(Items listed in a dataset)

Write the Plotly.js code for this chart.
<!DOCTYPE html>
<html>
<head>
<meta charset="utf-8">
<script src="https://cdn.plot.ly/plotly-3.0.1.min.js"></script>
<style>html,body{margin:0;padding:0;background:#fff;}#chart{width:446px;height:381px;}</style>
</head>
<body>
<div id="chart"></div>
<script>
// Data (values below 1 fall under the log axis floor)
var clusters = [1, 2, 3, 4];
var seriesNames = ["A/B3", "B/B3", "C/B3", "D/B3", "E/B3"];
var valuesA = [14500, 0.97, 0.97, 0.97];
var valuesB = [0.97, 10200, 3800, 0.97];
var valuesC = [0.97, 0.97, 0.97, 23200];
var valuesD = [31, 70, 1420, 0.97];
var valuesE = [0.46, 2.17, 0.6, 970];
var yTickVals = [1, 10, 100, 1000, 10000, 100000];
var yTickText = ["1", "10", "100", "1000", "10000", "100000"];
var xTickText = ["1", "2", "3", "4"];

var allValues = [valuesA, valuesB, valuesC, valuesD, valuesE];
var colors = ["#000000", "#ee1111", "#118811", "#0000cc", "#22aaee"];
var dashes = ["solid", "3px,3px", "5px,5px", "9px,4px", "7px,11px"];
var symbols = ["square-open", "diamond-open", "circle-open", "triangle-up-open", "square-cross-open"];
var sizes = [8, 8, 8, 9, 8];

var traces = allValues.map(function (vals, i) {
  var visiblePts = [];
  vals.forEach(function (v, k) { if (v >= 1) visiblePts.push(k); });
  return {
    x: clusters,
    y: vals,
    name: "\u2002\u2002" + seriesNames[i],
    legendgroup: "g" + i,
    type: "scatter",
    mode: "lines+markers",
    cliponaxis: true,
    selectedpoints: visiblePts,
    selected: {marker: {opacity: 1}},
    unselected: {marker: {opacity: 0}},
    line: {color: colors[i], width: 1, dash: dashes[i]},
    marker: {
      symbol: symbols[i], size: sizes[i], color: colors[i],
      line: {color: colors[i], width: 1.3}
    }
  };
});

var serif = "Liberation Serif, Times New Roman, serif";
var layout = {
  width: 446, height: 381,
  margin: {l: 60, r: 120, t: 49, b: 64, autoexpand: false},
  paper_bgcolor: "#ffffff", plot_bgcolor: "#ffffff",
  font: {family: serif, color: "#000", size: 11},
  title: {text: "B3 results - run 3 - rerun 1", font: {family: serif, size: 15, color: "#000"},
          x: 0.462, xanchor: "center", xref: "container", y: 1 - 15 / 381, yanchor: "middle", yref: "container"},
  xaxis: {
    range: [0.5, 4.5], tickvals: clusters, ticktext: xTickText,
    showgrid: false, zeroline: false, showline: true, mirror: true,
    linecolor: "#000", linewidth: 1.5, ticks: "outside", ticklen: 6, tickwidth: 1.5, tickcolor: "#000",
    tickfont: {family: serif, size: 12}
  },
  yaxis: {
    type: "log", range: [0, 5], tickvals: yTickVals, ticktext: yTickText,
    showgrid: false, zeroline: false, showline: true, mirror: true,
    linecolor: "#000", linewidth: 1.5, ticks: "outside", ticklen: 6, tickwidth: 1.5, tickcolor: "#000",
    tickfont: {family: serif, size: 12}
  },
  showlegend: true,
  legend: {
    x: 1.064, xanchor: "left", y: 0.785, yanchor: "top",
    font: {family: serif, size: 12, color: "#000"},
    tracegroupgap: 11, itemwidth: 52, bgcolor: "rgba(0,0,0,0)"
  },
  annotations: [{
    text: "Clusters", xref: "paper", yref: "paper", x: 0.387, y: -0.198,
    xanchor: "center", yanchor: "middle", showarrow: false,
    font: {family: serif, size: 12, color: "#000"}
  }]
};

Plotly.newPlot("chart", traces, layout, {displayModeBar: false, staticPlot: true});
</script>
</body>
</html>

* * *

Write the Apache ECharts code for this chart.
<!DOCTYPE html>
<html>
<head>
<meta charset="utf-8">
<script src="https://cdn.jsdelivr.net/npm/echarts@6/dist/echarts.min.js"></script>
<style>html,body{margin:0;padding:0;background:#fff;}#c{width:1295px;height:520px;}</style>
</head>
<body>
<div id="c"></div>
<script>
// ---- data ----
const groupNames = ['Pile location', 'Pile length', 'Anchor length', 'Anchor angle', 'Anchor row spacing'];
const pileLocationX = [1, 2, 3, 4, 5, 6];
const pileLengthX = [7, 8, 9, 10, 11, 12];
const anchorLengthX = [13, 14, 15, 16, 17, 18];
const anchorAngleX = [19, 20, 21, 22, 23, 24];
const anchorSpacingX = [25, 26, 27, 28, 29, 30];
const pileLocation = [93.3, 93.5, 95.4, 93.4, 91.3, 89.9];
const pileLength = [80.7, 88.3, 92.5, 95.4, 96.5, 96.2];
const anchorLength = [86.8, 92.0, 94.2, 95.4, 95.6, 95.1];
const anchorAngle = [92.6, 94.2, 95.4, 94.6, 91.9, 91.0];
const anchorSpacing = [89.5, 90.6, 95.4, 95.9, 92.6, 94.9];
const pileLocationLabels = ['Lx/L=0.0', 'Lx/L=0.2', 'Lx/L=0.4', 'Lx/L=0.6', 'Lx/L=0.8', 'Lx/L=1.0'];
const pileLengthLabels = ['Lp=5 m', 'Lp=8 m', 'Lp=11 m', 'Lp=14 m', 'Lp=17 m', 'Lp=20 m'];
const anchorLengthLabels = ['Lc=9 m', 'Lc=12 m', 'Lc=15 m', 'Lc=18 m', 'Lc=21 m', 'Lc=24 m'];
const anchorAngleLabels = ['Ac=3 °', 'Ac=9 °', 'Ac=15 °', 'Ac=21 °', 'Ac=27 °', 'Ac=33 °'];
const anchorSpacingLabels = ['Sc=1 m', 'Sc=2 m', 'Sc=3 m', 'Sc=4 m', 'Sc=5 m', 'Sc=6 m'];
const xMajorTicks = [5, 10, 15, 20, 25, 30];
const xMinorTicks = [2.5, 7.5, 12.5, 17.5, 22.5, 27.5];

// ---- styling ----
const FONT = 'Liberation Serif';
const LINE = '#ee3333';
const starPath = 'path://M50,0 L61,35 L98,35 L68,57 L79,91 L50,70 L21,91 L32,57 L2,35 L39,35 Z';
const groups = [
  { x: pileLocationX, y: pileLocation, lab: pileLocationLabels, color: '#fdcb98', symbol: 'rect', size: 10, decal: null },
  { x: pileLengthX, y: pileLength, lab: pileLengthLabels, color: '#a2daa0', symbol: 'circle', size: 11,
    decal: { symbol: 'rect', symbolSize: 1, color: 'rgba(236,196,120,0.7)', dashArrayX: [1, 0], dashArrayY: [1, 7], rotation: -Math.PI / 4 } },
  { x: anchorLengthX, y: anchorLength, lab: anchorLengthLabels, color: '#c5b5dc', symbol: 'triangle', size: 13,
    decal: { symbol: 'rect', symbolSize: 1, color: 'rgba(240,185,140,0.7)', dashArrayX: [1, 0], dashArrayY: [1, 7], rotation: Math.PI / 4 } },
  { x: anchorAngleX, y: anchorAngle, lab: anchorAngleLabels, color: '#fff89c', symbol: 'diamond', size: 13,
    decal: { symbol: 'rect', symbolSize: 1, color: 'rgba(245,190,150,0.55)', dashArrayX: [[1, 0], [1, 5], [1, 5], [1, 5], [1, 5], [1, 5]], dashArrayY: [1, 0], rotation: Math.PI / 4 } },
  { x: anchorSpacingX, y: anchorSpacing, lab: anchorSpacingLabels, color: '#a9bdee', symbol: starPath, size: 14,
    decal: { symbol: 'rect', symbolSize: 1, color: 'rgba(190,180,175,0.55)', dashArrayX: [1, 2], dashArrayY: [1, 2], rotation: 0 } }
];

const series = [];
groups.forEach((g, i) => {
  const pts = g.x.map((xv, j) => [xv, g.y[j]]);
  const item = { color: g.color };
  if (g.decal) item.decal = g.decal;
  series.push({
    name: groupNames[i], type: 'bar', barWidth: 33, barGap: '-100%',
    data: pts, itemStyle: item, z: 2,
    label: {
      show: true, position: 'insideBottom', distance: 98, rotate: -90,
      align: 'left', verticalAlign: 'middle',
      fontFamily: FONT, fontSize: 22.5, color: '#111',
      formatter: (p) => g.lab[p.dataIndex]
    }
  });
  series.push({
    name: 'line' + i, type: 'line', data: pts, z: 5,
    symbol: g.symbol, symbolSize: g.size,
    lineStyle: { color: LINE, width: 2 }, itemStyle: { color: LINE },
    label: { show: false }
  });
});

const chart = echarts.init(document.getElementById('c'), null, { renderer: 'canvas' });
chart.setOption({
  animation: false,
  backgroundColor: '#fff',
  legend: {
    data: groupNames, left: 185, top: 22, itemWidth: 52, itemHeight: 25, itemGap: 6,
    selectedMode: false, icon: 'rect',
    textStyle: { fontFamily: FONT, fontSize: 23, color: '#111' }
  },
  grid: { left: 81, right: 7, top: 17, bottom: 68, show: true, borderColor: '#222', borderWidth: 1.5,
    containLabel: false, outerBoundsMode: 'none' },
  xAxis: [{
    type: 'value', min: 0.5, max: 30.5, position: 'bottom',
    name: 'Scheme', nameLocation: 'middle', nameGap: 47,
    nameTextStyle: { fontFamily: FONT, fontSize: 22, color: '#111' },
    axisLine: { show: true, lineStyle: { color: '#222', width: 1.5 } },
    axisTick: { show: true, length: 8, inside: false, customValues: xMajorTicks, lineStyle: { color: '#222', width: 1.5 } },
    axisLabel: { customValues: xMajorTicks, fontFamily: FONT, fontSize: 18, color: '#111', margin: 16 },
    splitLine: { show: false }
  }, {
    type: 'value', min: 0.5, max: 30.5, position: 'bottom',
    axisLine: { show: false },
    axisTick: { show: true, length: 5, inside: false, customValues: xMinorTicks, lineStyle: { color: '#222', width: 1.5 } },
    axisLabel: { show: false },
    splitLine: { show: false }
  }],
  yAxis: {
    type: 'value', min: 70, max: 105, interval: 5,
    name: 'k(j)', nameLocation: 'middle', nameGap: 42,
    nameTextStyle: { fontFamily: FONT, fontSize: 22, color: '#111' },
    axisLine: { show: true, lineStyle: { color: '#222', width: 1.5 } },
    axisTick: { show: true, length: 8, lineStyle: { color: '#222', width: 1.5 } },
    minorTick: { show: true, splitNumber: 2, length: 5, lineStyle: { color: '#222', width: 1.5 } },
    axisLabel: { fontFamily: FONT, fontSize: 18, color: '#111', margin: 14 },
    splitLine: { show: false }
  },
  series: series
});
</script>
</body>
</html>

To do → Of all the lines in the listing above, how many contain the word "Write"? Answer with the number alone.

Task output → 2